In a span of 20 months, 14-year-old Jane Childerhose has gone from 35th place on the wait-list at B.C. Children’s Hospital to just 32nd.
Meanwhile, her condition — which is causing her spine to grow in a pronounced “S” shape — continues to worsen.
“It’s really pushing at some of my other bones in my body,” she said. “It makes my rib cage pop out my back. And it kind of makes my shoulder blades weird.”
Jane, who says she lives with a “dull ache” from the scoliosis, calls the wait “disheartening.”
Going public with her story is not an attempt to jump the surgery queue, says her father. Rather, it’s to shine a light on a situation dozens of young people are facing.

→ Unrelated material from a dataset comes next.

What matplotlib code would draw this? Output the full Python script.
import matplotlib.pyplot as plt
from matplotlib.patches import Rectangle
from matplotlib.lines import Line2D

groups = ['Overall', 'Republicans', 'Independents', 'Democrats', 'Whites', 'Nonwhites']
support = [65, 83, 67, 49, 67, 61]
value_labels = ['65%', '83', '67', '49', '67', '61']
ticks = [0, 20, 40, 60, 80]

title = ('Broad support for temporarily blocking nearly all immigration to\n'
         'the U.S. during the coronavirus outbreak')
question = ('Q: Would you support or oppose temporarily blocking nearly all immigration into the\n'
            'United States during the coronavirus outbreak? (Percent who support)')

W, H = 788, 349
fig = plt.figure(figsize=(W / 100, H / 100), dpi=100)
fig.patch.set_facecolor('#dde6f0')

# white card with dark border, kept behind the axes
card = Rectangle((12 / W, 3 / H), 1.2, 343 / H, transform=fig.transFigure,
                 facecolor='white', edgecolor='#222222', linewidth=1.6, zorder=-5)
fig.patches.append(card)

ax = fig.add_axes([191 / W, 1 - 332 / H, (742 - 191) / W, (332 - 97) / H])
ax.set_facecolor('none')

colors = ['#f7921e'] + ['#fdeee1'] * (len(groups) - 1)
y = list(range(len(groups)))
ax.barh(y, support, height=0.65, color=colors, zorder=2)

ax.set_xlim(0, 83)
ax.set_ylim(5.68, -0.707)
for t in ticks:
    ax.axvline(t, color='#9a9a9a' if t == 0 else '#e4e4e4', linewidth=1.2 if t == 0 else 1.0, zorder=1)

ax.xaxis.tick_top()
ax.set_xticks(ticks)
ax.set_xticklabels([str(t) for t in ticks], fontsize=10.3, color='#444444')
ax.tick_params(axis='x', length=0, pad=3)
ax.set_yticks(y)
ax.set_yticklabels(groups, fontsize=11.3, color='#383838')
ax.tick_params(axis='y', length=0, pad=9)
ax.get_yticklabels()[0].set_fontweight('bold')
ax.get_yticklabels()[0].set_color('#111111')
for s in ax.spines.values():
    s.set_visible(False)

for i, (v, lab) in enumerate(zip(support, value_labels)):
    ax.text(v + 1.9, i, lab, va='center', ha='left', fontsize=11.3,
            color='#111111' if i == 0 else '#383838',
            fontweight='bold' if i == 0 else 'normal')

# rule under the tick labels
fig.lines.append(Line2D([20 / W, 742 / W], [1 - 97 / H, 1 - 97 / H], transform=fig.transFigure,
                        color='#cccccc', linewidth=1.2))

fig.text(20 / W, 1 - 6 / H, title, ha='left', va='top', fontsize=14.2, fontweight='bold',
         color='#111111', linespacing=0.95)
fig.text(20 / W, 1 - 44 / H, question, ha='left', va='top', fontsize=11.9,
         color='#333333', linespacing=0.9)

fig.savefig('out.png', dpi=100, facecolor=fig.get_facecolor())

“Just back-of-a-napkin math, she’ll be eligible for the surgery in over 10 years,” said Neil Childerhose. “There’s just no way that can be a reality because the spine is curved to such a point that it puts pressure on her lungs and her heart.”
A spokesperson for B.C. Children’s Hospital says the first wave of the pandemic had an impact on surgeries, and that the hospital is facing increasing demands.
But communications manager Leslie Dickson also confirmed that the issue of spinal surgery delays existed before COVID-19 hit.
“We are seeing an increase in pediatric spinal surgery wait times at major hospitals across Canada, due to population growth and advances in spinal surgical procedures to treat conditions like scoliosis,” she said.
“Some patients on B.C. Children’s spine wait-list have wait times that are longer than the Pediatric Canadian Access Targets for Surgery benchmark of 180 days.”
Dickson said the hospital is exploring ways to address the problem, including expanding operating room capacity.
Jane said the surgery she is waiting for will involve putting screws in her vertebrae that will attach to metal rods to pull her spine straight.
‘Continue to get worse’
While the procedure sounds unpleasant and daunting, it’s also necessary.
“From my understanding, if it’s not corrected, the curve of my spine will continue to get worse,” she said. “And that would really hurt … and it could also affect my ability to walk or just do normal things.”
Jane’s father says he hopes B.C. Health Minister Adrian Dix is aware of the delays and of the children who are suffering.
“The bureaucrats that we’ve spoken to, they were well meaning for sure, but we’re just not getting any results,” Childerhose said.
“At this point we’re worried that the longer we wait for surgery, the less effective the surgery will be… There are devastating consequences of waiting too long, such as paralysis.”